Below is a listing. Quote from it, exactly, the lines from the one containing "Output the Python" down to the one containing "5.71e6, 3.36e6, 1.79e6, 1.85e6, 6.65e5]", both ends included, and nothing else.

• • • • •

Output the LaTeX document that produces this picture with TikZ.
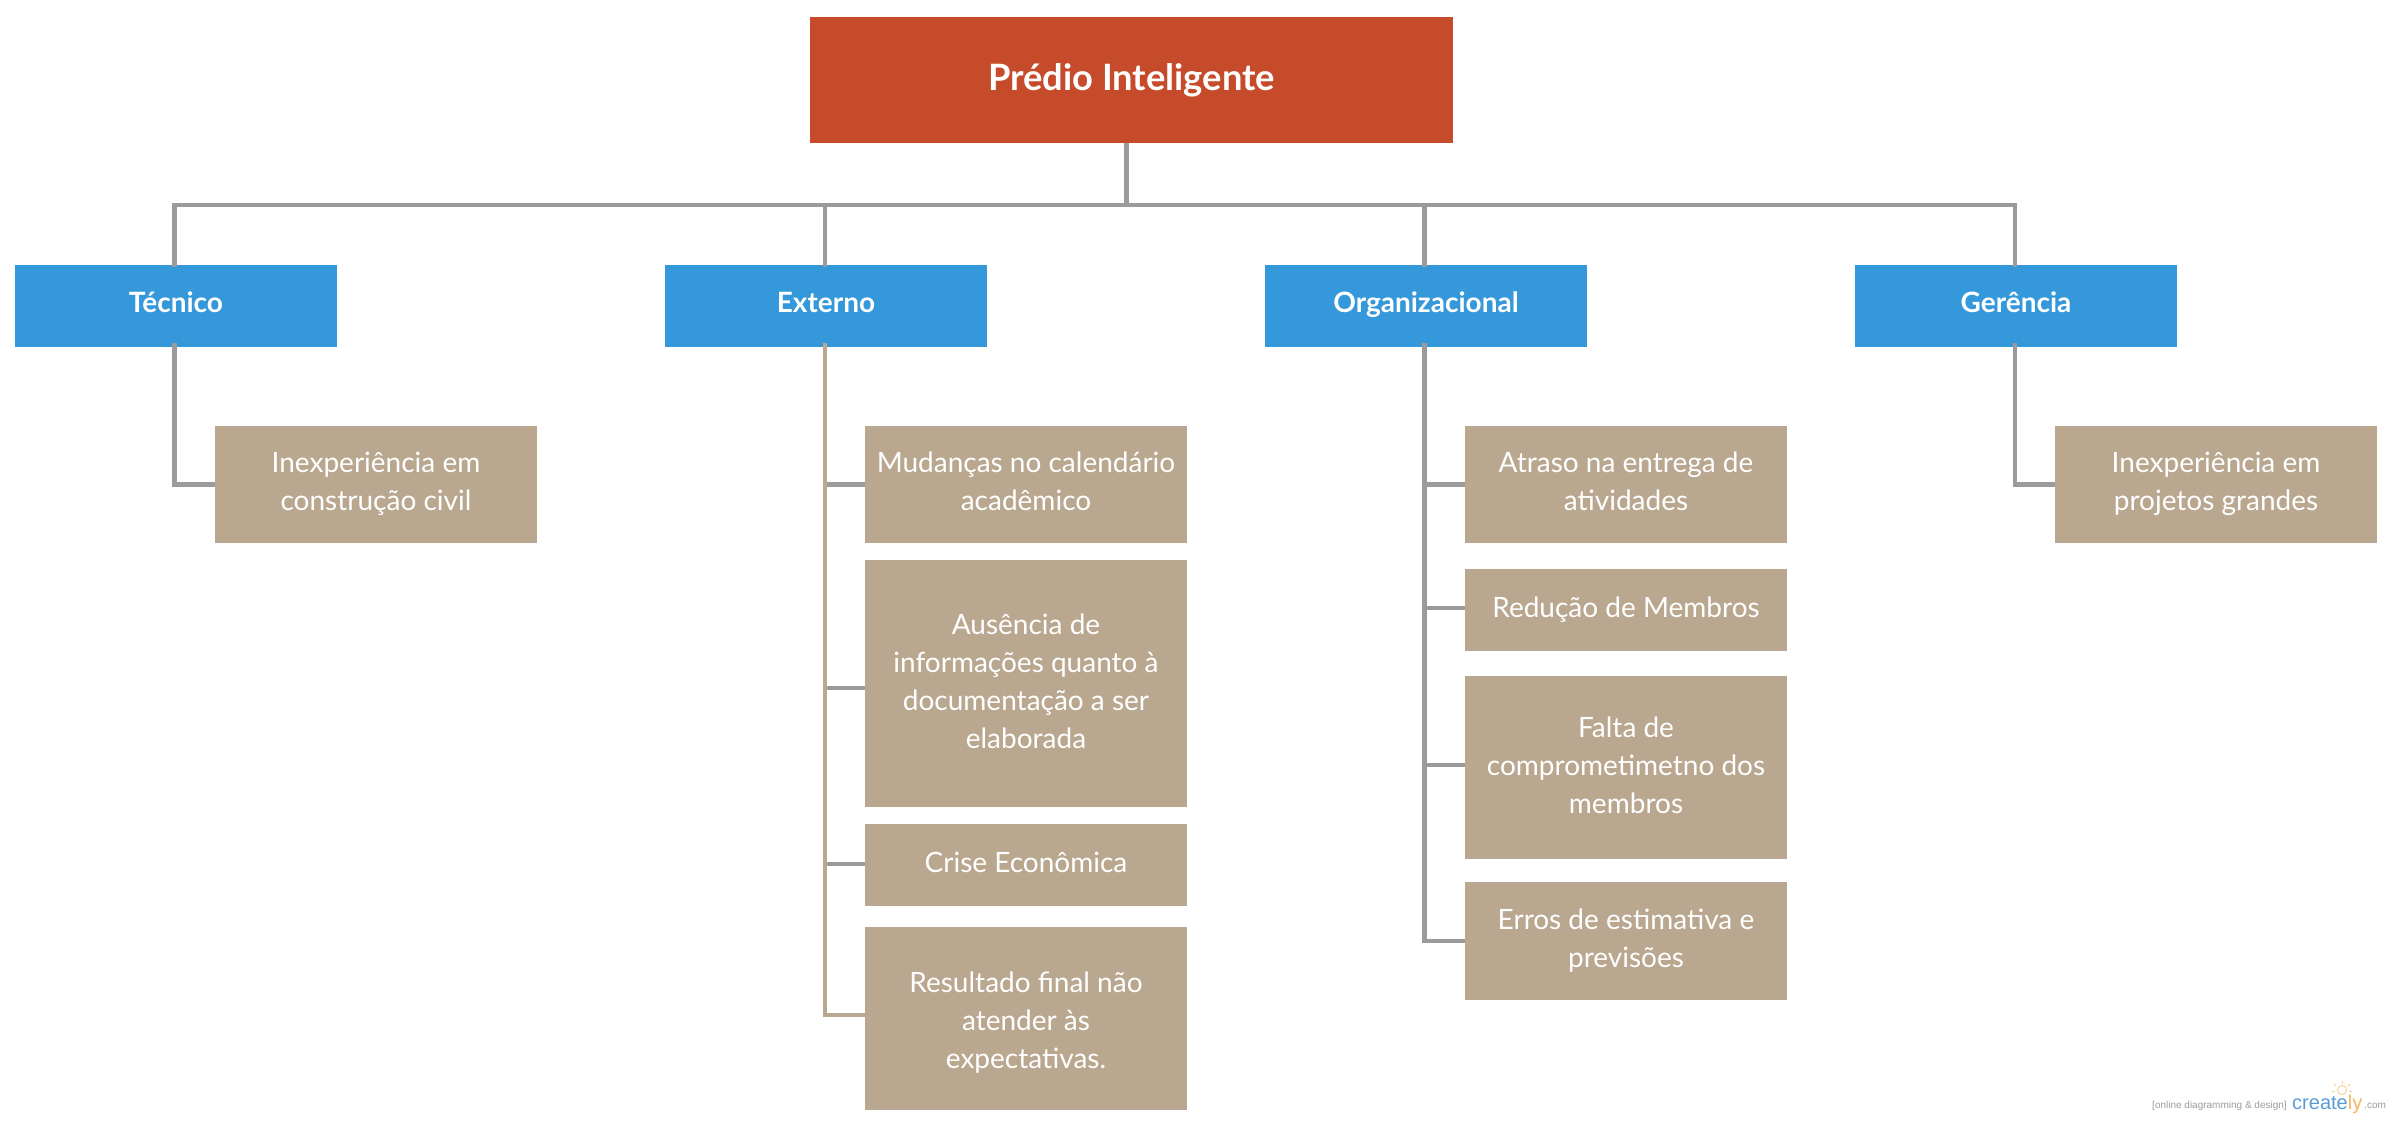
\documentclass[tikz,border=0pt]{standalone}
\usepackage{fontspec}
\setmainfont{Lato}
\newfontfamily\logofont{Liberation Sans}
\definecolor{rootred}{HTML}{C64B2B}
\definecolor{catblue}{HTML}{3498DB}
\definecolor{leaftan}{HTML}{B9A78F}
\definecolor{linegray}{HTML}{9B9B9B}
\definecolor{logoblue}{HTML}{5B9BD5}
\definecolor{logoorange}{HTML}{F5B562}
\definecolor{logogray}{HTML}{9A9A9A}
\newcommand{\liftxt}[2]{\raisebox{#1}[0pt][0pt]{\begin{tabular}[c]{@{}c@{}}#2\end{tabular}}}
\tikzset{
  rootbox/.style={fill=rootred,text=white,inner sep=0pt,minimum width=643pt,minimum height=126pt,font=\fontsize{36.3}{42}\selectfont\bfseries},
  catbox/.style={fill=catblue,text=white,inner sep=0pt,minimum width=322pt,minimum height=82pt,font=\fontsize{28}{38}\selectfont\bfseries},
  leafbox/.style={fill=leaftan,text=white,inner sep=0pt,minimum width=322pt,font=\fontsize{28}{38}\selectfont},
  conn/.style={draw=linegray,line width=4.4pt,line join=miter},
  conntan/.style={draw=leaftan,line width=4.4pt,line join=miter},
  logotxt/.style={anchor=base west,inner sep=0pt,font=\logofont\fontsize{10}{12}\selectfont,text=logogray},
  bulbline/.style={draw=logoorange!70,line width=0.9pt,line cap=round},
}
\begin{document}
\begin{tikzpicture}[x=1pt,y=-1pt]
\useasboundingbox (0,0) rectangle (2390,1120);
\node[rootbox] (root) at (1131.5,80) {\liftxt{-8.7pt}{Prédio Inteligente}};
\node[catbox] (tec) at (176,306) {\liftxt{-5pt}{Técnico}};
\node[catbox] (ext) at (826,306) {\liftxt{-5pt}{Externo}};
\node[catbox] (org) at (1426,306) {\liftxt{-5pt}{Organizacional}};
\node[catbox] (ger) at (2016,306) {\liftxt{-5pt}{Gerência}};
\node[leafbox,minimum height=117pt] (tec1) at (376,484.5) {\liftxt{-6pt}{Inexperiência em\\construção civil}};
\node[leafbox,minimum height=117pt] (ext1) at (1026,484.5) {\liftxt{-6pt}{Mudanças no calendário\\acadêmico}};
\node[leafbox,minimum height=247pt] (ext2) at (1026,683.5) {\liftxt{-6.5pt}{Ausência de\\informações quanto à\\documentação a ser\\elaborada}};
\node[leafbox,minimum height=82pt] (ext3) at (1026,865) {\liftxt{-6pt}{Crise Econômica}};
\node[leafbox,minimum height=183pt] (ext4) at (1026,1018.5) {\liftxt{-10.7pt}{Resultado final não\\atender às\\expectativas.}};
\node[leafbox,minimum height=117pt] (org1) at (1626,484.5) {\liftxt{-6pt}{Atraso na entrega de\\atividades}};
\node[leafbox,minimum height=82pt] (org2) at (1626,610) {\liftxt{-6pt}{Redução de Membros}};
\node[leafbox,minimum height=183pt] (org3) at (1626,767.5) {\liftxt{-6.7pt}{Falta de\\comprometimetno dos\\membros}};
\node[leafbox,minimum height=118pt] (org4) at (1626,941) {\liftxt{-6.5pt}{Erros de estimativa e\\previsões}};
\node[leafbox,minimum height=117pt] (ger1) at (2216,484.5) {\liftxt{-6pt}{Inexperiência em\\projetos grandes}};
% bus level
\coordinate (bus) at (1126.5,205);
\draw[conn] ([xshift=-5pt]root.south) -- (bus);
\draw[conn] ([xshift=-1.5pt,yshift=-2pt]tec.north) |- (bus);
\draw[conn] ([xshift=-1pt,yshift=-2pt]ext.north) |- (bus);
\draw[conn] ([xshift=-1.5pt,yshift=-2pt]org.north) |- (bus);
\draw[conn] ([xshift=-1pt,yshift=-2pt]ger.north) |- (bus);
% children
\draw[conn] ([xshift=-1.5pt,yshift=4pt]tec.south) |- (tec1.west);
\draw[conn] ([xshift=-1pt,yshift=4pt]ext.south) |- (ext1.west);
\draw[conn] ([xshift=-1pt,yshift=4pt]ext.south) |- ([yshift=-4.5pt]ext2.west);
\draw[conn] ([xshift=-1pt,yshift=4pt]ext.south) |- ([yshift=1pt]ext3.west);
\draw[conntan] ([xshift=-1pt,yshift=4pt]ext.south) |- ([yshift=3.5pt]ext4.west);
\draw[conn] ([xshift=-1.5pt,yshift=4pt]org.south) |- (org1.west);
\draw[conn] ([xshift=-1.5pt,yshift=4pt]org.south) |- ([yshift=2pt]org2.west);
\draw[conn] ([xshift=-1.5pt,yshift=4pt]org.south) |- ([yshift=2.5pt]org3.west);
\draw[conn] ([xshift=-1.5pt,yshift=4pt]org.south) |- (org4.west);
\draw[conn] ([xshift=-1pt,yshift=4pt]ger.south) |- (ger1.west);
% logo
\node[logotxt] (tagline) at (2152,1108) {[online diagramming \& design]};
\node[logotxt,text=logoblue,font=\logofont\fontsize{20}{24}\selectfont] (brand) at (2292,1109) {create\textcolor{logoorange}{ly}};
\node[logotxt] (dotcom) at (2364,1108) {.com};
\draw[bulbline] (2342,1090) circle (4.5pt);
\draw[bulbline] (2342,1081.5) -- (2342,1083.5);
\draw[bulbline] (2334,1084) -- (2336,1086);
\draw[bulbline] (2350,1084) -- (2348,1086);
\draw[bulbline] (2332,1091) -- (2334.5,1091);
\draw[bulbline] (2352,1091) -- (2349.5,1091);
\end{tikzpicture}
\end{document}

• • • • •

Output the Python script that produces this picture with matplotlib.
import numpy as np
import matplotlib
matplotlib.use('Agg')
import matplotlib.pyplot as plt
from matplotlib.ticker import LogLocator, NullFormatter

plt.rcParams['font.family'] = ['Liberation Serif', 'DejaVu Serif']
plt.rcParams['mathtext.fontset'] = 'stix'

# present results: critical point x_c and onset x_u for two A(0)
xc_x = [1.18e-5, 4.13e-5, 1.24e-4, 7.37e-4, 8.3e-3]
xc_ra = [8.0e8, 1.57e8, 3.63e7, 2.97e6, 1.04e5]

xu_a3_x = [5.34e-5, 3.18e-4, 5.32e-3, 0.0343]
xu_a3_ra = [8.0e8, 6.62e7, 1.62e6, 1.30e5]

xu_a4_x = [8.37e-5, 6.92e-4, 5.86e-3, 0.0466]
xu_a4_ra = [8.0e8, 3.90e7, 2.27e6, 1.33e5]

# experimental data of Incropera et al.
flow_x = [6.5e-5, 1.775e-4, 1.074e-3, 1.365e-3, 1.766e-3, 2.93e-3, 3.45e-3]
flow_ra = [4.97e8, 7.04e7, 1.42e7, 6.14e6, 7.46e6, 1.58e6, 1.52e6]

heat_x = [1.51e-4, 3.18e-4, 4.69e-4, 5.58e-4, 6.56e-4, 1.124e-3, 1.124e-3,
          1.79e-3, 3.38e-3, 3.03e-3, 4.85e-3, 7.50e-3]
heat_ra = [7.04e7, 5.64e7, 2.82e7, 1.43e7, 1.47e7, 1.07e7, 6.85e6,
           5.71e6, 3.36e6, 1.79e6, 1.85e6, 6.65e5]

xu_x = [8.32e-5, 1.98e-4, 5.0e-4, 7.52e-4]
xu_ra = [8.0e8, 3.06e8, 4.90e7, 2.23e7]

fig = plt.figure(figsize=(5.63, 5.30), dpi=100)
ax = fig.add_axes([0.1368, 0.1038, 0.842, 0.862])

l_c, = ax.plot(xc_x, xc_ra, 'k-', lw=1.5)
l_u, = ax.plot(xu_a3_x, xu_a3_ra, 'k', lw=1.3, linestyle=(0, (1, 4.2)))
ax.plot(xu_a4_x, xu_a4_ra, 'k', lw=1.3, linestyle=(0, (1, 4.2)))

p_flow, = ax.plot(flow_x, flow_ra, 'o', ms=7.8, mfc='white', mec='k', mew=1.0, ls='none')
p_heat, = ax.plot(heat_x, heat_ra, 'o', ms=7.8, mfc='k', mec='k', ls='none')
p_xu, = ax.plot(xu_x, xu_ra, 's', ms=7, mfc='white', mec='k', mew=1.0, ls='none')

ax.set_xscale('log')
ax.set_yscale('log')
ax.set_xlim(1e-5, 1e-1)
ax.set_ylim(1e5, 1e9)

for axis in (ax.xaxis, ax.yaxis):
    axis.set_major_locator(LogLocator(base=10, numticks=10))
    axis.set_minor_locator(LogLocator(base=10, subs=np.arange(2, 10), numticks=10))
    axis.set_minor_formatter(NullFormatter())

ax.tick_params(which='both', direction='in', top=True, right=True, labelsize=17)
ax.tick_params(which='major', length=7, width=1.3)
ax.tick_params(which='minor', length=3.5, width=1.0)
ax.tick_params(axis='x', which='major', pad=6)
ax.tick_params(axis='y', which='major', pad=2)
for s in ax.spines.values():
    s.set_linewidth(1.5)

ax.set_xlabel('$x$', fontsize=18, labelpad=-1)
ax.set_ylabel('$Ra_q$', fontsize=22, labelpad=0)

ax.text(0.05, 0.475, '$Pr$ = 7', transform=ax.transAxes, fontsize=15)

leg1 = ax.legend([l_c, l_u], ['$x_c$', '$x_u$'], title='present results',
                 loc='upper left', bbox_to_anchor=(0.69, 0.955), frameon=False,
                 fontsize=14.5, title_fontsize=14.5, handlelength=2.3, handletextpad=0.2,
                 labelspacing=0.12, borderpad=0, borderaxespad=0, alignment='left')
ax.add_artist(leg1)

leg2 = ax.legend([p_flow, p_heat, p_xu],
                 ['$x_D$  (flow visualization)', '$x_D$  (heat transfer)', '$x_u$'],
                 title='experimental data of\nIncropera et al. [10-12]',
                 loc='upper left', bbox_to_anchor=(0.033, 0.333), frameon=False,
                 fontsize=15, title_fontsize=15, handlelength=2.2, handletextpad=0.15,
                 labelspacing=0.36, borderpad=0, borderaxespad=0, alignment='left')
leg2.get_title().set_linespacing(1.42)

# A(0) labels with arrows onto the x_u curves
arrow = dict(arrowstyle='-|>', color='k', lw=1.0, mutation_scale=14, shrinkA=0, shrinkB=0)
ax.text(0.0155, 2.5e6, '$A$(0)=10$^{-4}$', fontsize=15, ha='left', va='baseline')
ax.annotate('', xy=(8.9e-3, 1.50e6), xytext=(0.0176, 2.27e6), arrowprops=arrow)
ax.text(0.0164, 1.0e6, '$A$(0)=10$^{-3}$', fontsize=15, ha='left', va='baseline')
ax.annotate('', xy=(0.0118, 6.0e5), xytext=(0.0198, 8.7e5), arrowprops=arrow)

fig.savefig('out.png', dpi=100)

• • • • •

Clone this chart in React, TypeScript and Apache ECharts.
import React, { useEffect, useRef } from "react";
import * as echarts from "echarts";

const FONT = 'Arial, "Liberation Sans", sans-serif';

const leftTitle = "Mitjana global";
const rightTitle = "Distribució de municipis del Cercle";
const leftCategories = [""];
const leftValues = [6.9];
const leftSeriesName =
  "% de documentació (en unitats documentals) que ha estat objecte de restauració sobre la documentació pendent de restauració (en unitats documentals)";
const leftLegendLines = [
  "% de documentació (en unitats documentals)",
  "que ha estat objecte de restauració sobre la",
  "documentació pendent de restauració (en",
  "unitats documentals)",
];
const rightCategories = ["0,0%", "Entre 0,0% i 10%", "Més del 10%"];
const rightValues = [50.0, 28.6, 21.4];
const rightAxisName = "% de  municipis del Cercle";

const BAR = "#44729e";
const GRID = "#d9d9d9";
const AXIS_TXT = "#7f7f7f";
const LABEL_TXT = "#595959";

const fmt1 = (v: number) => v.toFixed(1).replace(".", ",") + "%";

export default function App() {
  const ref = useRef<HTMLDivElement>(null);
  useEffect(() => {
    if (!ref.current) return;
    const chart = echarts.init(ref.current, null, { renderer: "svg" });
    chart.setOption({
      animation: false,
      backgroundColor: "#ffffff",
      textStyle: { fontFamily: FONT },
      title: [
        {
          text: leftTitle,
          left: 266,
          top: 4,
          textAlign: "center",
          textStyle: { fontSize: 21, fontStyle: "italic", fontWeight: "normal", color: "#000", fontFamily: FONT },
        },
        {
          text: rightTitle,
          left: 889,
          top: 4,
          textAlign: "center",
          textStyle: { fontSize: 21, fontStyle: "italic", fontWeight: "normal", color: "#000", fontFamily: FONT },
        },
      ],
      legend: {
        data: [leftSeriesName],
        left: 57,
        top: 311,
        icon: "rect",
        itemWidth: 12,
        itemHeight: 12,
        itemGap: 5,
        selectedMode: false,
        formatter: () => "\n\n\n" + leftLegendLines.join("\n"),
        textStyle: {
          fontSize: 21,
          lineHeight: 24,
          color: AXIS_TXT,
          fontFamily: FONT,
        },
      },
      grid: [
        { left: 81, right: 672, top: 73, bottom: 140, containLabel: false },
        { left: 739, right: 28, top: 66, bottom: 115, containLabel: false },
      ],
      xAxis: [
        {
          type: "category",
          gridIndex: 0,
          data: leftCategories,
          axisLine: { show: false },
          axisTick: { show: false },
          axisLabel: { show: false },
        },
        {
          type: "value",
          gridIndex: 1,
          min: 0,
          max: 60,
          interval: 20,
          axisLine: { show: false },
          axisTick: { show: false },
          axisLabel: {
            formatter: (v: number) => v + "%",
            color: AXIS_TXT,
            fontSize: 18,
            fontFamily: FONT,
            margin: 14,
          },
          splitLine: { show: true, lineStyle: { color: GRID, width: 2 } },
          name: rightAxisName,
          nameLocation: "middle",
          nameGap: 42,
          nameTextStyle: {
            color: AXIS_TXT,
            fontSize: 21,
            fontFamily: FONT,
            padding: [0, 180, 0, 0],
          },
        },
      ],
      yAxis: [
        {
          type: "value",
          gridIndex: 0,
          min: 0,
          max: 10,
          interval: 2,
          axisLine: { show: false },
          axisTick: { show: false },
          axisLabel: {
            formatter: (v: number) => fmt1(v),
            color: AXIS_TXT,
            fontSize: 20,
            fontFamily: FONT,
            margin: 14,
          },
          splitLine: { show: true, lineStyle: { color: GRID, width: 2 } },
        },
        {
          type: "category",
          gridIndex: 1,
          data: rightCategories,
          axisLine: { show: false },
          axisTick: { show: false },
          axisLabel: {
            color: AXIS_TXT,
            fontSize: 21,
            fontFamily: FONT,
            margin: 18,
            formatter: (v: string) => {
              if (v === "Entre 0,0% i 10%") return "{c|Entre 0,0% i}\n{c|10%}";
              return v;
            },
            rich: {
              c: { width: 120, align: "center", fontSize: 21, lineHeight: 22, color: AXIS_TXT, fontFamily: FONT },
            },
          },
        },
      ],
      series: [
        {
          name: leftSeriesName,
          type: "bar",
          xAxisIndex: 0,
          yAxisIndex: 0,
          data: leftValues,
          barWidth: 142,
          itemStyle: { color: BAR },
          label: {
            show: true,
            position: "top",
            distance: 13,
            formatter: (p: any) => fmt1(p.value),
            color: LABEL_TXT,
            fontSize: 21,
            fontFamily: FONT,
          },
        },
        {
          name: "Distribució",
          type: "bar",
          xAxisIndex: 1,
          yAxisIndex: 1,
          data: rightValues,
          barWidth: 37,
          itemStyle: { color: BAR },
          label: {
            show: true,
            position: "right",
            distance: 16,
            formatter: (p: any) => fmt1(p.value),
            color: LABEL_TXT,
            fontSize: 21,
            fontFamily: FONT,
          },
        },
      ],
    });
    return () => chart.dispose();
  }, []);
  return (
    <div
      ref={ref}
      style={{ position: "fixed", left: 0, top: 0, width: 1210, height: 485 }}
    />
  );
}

• • • • •

*Full answer*
Output the Python script that produces this picture with matplotlib.
import numpy as np
import matplotlib
matplotlib.use('Agg')
import matplotlib.pyplot as plt
from matplotlib.ticker import LogLocator, NullFormatter

plt.rcParams['font.family'] = ['Liberation Serif', 'DejaVu Serif']
plt.rcParams['mathtext.fontset'] = 'stix'

# present results: critical point x_c and onset x_u for two A(0)
xc_x = [1.18e-5, 4.13e-5, 1.24e-4, 7.37e-4, 8.3e-3]
xc_ra = [8.0e8, 1.57e8, 3.63e7, 2.97e6, 1.04e5]

xu_a3_x = [5.34e-5, 3.18e-4, 5.32e-3, 0.0343]
xu_a3_ra = [8.0e8, 6.62e7, 1.62e6, 1.30e5]

xu_a4_x = [8.37e-5, 6.92e-4, 5.86e-3, 0.0466]
xu_a4_ra = [8.0e8, 3.90e7, 2.27e6, 1.33e5]

# experimental data of Incropera et al.
flow_x = [6.5e-5, 1.775e-4, 1.074e-3, 1.365e-3, 1.766e-3, 2.93e-3, 3.45e-3]
flow_ra = [4.97e8, 7.04e7, 1.42e7, 6.14e6, 7.46e6, 1.58e6, 1.52e6]

heat_x = [1.51e-4, 3.18e-4, 4.69e-4, 5.58e-4, 6.56e-4, 1.124e-3, 1.124e-3,
          1.79e-3, 3.38e-3, 3.03e-3, 4.85e-3, 7.50e-3]
heat_ra = [7.04e7, 5.64e7, 2.82e7, 1.43e7, 1.47e7, 1.07e7, 6.85e6,
           5.71e6, 3.36e6, 1.79e6, 1.85e6, 6.65e5]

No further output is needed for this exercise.